At a recent Janta Darbar with Maharashtra Revenue Minister Chandrashekhar Bawankule, distressed citizens exposed how encroachers are weaponizing the “adverse possession” rule to claim others’ properties. “We’ve paid taxes and have all documents, yet the system sides with trespassers,” said Suman Deshmukh, a Ramdaspeth resident battling a forged claim on her family land.
Cases are emerging where trusted caretakers, tenants, even relatives, have quietly built fake ownership trails using bogus ration cards, utility bills, and voter IDs. “My uncle was managing our land while we worked abroad. Now he claims he owns it,” said Amit Patil from Byramji Town.
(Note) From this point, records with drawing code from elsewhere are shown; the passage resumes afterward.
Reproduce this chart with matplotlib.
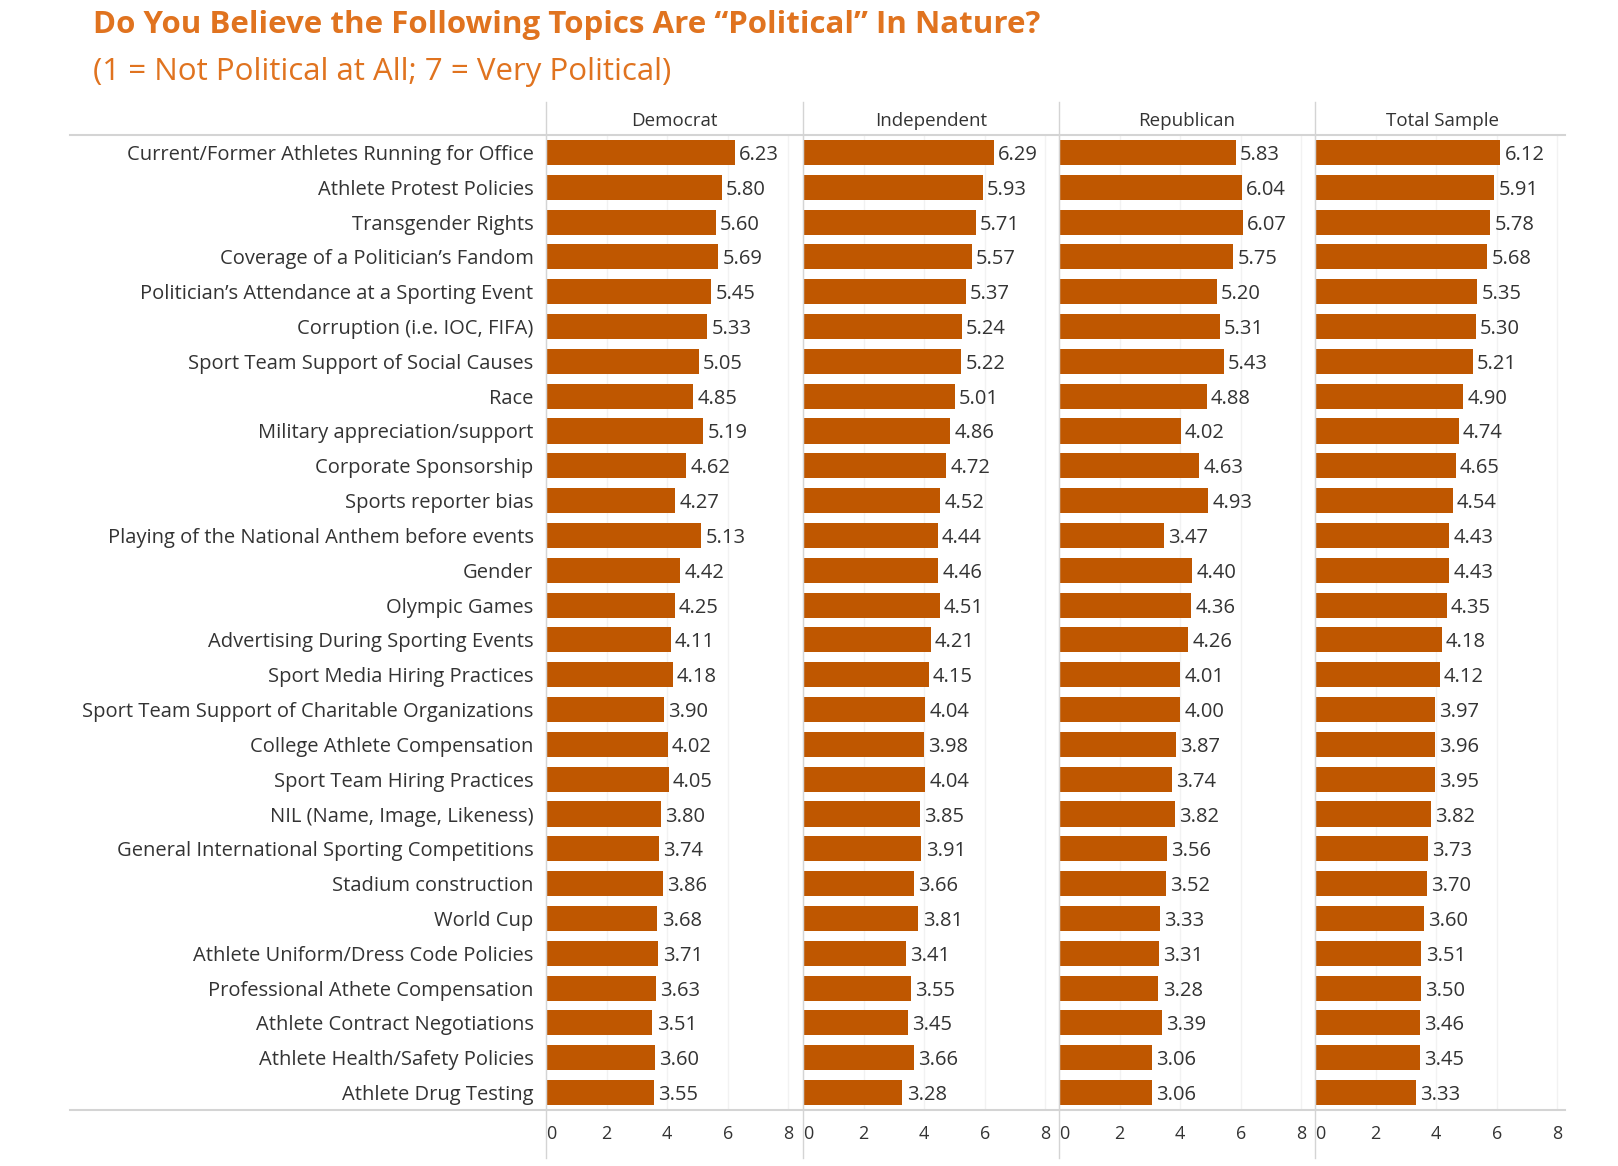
import numpy as np
import matplotlib.pyplot as plt

topics = [
    "Current/Former Athletes Running for Office",
    "Athlete Protest Policies",
    "Transgender Rights",
    "Coverage of a Politician\u2019s Fandom",
    "Politician\u2019s Attendance at a Sporting Event",
    "Corruption (i.e. IOC, FIFA)",
    "Sport Team Support of Social Causes",
    "Race",
    "Military appreciation/support",
    "Corporate Sponsorship",
    "Sports reporter bias",
    "Playing of the National Anthem before events",
    "Gender",
    "Olympic Games",
    "Advertising During Sporting Events",
    "Sport Media Hiring Practices",
    "Sport Team Support of Charitable Organizations",
    "College Athlete Compensation",
    "Sport Team Hiring Practices",
    "NIL (Name, Image, Likeness)",
    "General International Sporting Competitions",
    "Stadium construction",
    "World Cup",
    "Athlete Uniform/Dress Code Policies",
    "Professional Athete Compensation",
    "Athlete Contract Negotiations",
    "Athlete Health/Safety Policies",
    "Athlete Drug Testing",
]

groups = ["Democrat", "Independent", "Republican", "Total Sample"]

democrat = [6.23, 5.80, 5.60, 5.69, 5.45, 5.33, 5.05, 4.85, 5.19, 4.62, 4.27, 5.13, 4.42, 4.25,
            4.11, 4.18, 3.90, 4.02, 4.05, 3.80, 3.74, 3.86, 3.68, 3.71, 3.63, 3.51, 3.60, 3.55]
independent = [6.29, 5.93, 5.71, 5.57, 5.37, 5.24, 5.22, 5.01, 4.86, 4.72, 4.52, 4.44, 4.46, 4.51,
               4.21, 4.15, 4.04, 3.98, 4.04, 3.85, 3.91, 3.66, 3.81, 3.41, 3.55, 3.45, 3.66, 3.28]
republican = [5.83, 6.04, 6.07, 5.75, 5.20, 5.31, 5.43, 4.88, 4.02, 4.63, 4.93, 3.47, 4.40, 4.36,
              4.26, 4.01, 4.00, 3.87, 3.74, 3.82, 3.56, 3.52, 3.33, 3.31, 3.28, 3.39, 3.06, 3.06]
total = [6.12, 5.91, 5.78, 5.68, 5.35, 5.30, 5.21, 4.90, 4.74, 4.65, 4.54, 4.43, 4.43, 4.35,
         4.18, 4.12, 3.97, 3.96, 3.95, 3.82, 3.73, 3.70, 3.60, 3.51, 3.50, 3.46, 3.45, 3.33]

xticks = [0, 2, 4, 6, 8]

bar_color = "#BF5700"
title_color = "#E0731F"
text_color = "#333333"
line_color = "#D4D4D4"

W, H = 1618, 1166
fig = plt.figure(figsize=(W / 100, H / 100), dpi=100)
plt.rcParams['font.family'] = ['Open Sans', 'DejaVu Sans']

fig.text(93 / W, 1 - 25 / H, "Do You Believe the Following Topics Are \u201cPolitical\u201d In Nature?",
         color=title_color, fontsize=22.5, fontweight='bold', va='center', ha='left')
fig.text(93 / W, 1 - 72 / H, "(1 = Not Political at All; 7 = Very Political)",
         color=title_color, fontsize=22.5, va='center', ha='left')

top, bottom = 135, 1110
lefts = [546, 803, 1059, 1315]
pw = 256
y = np.arange(len(topics))

for i, (name, vals) in enumerate(zip(groups, [democrat, independent, republican, total])):
    ax = fig.add_axes([lefts[i] / W, 1 - bottom / H, pw / W, (bottom - top) / H])
    ax.barh(y, vals, height=0.72, color=bar_color, zorder=2)
    for yy, v in zip(y, vals):
        ax.text(v + 0.14, yy, f"{v:.2f}", va='center_baseline', ha='left', fontsize=14.5,
                color=text_color)
    ax.set_xlim(0, 8.45)
    ax.set_ylim(len(topics) - 0.5, -0.5)
    for t in xticks[1:]:
        ax.axvline(t, color="#F2F2F2", lw=1, zorder=0)
    ax.set_xticks(xticks)
    ax.set_xticklabels([str(t) for t in xticks], fontsize=13, color=text_color)
    ax.get_xticklabels()[0].set_ha('left')
    ax.tick_params(axis='x', length=0, pad=11)
    ax.set_yticks([])
    for s in ['top', 'right', 'bottom']:
        ax.spines[s].set_visible(False)
    ax.spines['left'].set_color(line_color)
    if i == 0:
        ax.set_yticks(y)
        ax.set_yticklabels(topics, fontsize=14.5, color=text_color)
        ax.tick_params(axis='y', length=0, pad=9)
    fig.text((lefts[i] + pw / 2) / W, 1 - 121 / H, name, ha='center', va='center',
             fontsize=13.5, color=text_color)
    # divider extending above and below the plot area
    fig.add_artist(plt.Line2D([lefts[i] / W, lefts[i] / W], [1 - 102 / H, 1 - 1158 / H],
                              color=line_color, lw=1))

for yy in [top, bottom]:
    fig.add_artist(plt.Line2D([70 / W, 1565 / W], [1 - yy / H, 1 - yy / H], color=line_color, lw=1.5))

fig.savefig("out.png", dpi=100)
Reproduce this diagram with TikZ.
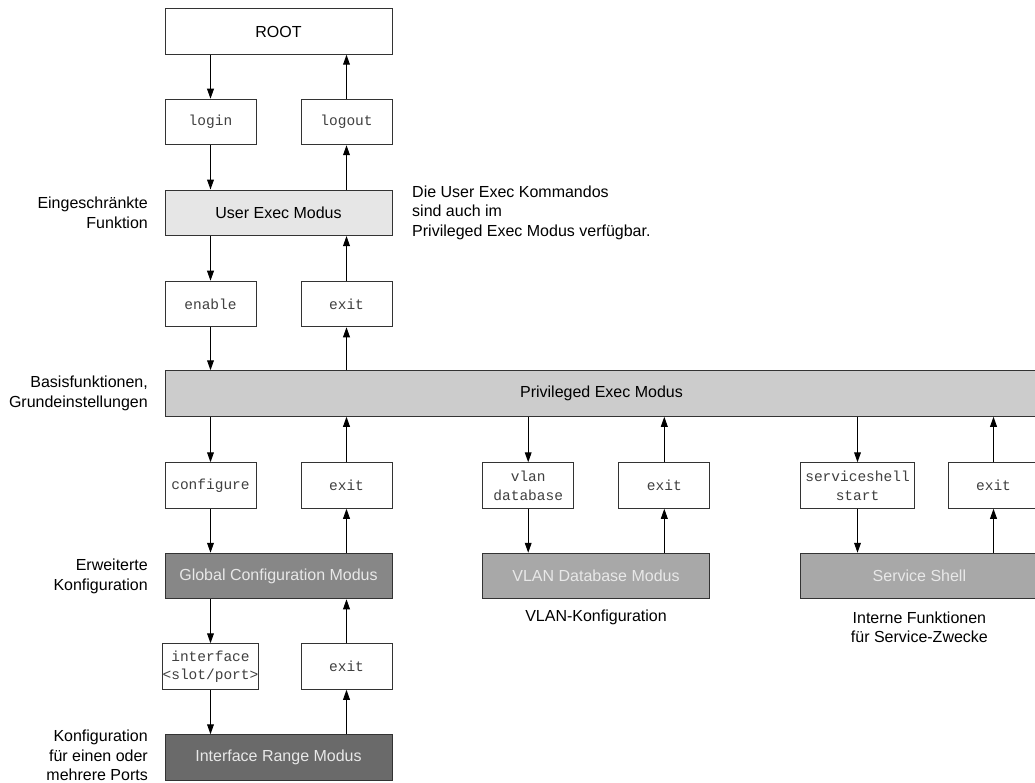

Once 12 years pass without legal challenge, encroachers can claim a patta, get their names on the 7/12 extract, and push the real owner into lengthy, often futile court battles.
Experts warn: don’t wait. Fence your land, display ownership, file taxes, and legally challenge any illegal stay immediately. “Silence is surrender,” says advocate Smita Kale, who’s handling multiple such cases.
As property values rise, Nagpur’s landowners aren’t just fighting land mafias—they’re fighting a ticking clock and a flawed law.